Supplied information:
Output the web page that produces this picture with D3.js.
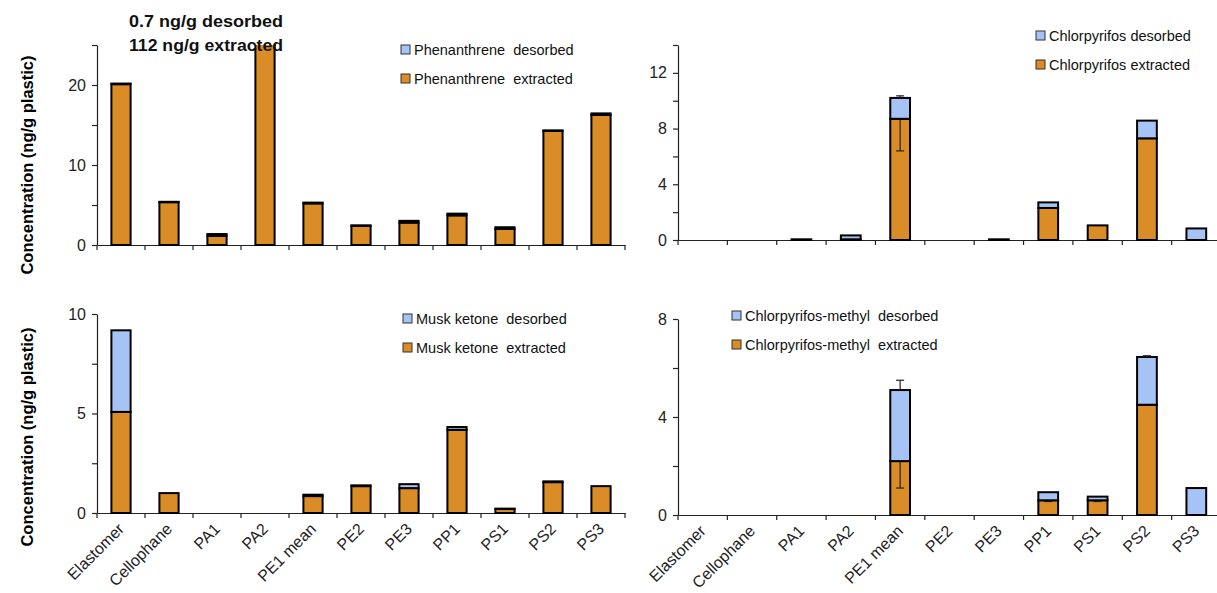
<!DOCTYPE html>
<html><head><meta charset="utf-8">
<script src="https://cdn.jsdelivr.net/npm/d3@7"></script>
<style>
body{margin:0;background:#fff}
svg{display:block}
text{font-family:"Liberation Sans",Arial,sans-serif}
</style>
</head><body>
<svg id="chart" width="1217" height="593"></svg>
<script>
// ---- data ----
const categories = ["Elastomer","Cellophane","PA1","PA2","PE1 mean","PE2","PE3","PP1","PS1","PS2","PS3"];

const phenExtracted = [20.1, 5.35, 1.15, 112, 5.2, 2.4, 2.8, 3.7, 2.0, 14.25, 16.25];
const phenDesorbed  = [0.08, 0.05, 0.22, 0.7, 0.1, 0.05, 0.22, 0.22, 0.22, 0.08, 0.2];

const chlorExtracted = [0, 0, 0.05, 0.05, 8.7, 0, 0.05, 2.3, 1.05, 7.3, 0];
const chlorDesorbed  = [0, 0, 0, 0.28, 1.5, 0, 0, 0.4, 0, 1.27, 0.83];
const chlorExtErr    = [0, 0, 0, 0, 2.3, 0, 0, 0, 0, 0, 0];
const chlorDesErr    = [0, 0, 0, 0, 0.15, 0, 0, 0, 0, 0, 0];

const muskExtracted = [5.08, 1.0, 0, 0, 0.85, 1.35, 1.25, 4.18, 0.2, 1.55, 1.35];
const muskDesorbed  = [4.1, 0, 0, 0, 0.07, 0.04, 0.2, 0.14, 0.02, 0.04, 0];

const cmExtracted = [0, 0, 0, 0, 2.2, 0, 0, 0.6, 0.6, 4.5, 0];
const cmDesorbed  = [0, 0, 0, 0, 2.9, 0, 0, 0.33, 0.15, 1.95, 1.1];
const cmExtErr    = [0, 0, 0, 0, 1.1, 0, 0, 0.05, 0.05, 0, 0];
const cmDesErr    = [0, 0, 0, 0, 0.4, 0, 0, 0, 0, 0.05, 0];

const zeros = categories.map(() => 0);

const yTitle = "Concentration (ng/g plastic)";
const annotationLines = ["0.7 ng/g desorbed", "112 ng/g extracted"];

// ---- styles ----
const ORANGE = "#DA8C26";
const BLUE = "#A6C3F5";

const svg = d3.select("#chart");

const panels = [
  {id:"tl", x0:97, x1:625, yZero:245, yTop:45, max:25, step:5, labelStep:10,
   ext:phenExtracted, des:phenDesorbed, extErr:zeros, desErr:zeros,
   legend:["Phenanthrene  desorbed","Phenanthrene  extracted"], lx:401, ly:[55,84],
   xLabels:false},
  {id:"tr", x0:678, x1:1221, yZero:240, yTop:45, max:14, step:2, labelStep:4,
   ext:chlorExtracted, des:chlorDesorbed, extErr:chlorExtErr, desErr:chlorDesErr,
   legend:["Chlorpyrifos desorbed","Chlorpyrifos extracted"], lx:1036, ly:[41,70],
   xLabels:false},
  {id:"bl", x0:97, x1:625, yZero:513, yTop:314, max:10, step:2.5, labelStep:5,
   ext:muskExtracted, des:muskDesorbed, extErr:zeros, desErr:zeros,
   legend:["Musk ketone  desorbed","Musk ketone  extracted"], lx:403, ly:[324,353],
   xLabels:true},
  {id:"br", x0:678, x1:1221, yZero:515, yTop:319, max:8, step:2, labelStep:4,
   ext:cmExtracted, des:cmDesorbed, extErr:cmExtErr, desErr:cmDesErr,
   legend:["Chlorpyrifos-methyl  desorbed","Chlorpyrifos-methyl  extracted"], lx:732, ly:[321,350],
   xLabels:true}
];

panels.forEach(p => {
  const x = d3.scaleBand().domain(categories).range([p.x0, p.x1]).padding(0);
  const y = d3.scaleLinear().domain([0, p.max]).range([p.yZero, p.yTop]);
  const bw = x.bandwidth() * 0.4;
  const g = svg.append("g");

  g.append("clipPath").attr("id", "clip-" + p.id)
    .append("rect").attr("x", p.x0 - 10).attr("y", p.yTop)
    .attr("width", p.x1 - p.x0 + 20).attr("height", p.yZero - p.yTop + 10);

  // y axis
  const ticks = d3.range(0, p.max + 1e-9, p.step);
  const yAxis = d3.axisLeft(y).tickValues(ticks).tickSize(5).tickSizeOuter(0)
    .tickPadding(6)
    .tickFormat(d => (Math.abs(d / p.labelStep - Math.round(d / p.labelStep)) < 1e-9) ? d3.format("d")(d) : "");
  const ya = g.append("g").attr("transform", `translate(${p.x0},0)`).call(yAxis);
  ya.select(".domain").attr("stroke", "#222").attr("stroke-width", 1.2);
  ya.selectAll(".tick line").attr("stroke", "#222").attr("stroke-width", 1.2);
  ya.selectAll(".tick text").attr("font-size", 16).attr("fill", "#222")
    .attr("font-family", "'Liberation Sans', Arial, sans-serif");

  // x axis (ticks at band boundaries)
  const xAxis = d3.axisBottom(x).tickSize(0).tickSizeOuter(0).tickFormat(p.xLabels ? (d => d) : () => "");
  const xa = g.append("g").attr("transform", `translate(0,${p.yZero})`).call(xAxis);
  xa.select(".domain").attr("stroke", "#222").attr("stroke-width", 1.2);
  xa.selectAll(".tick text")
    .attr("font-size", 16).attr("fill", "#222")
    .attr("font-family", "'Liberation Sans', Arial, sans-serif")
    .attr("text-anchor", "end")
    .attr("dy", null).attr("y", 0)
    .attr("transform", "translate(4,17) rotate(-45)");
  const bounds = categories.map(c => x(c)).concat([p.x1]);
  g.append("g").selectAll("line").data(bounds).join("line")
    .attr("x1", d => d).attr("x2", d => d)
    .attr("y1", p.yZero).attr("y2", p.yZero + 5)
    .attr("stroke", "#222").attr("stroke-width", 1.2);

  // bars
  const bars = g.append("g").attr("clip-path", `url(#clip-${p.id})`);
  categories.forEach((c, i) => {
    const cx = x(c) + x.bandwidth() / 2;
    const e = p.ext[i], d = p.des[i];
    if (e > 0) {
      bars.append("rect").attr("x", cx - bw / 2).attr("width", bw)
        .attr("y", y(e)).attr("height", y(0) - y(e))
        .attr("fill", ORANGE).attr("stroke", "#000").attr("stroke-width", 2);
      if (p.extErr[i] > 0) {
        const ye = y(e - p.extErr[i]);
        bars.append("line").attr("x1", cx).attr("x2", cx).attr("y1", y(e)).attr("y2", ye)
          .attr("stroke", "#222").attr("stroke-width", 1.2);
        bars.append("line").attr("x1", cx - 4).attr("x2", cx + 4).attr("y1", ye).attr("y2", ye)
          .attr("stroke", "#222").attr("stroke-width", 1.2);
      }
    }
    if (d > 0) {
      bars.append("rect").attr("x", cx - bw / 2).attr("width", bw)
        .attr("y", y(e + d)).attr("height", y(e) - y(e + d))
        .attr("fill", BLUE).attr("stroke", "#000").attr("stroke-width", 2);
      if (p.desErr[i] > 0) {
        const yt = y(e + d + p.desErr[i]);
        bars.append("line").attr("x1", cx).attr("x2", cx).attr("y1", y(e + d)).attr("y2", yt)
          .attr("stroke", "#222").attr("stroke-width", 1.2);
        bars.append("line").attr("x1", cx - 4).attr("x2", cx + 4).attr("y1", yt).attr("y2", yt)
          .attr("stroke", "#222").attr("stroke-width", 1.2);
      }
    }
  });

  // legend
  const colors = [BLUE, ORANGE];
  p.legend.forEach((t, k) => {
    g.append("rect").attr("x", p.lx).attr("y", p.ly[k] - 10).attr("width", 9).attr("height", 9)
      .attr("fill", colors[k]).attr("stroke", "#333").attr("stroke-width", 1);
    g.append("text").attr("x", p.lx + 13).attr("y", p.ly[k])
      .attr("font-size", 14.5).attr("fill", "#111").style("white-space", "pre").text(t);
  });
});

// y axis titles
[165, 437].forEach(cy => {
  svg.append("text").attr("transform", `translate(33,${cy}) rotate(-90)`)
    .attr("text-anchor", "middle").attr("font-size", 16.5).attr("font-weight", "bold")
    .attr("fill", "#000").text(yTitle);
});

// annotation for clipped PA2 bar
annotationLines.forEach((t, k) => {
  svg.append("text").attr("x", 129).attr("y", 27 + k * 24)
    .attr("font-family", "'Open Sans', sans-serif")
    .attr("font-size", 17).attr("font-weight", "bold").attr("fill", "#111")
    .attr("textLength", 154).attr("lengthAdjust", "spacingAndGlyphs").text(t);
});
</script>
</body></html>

Exercise aim:
Every line from the top of the material above through the line with "0.22, 0.08, 0.2];" should be duplicated exactly, please; leave out the pictures.

Answer:
Output the web page that produces this picture with D3.js.
<!DOCTYPE html>
<html><head><meta charset="utf-8">
<script src="https://cdn.jsdelivr.net/npm/d3@7"></script>
<style>
body{margin:0;background:#fff}
svg{display:block}
text{font-family:"Liberation Sans",Arial,sans-serif}
</style>
</head><body>
<svg id="chart" width="1217" height="593"></svg>
<script>
// ---- data ----
const categories = ["Elastomer","Cellophane","PA1","PA2","PE1 mean","PE2","PE3","PP1","PS1","PS2","PS3"];

const phenExtracted = [20.1, 5.35, 1.15, 112, 5.2, 2.4, 2.8, 3.7, 2.0, 14.25, 16.25];
const phenDesorbed  = [0.08, 0.05, 0.22, 0.7, 0.1, 0.05, 0.22, 0.22, 0.22, 0.08, 0.2];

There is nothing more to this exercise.